En une seule coulée?

Après qu'ils ont pris une brève pause-sandwich, la main retourne dans la salle d’expérimentation, puis le jour suivant ce sera le tour des doigts et de la fibule. Désormais, Sabine Brechbühl se sent en confiance: David Mannes est autorisé à transporter lui-même le cylindre.

Le résultat final de la tomographie neutronique réserve une surprise: «Il semblerait que la main ait été réalisée en une seule coulée, raconte Sabine Brechbühl au téléphone quelques jours plus tard. Pour cette époque, ce serait extraordinaire!»

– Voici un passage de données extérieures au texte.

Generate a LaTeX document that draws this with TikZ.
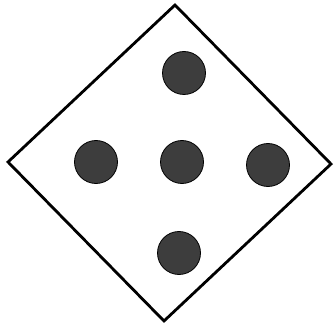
\documentclass[tikz,border=0pt]{standalone}
\usepackage{tikz}
\usetikzlibrary{
    positioning,
    calc
}
\tikzset{
    dot/.style={
        circle,
        draw=black,
        line width=0.8pt,
        fill=black!76,
        minimum size=43pt,
        inner sep=0pt
    },
    rim/.style={
        line width=2.8pt,
        line join=miter,
        draw=black
    }
}

\begin{document}
\begin{tikzpicture}[x=1pt,y=-1pt]
\useasboundingbox (0,0) rectangle (335,326);
\coordinate (top) at (175,5);
\coordinate (lft) at (8,162);
\coordinate (bot) at (164,321);
\coordinate (rgt) at (331,164);
\draw[rim] (top) -- (rgt) -- (bot) -- (lft) -- cycle;
\node[dot] (dtop) at (184,73) {};
\node[dot] (dlft) at (96,162) {};
\node[dot] (dmid) at (182,162) {};
\node[dot] (drgt) at (268,165) {};
\node[dot] (dbot) at (179,253) {};
\end{tikzpicture}
\end{document}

Toutefois demeure une petite déception: les images neutroniques n’ont mis en évidence aucune trace de colle. «Soit elle n’a été utilisée que sur les bords, soit le matériau organique s’est déjà dégradé, avance Sabine Brechbühl. Nous ne le savons pas.» Du haut de ses 3500 ans, l’antique main en bronze garde encore certains de ses secrets.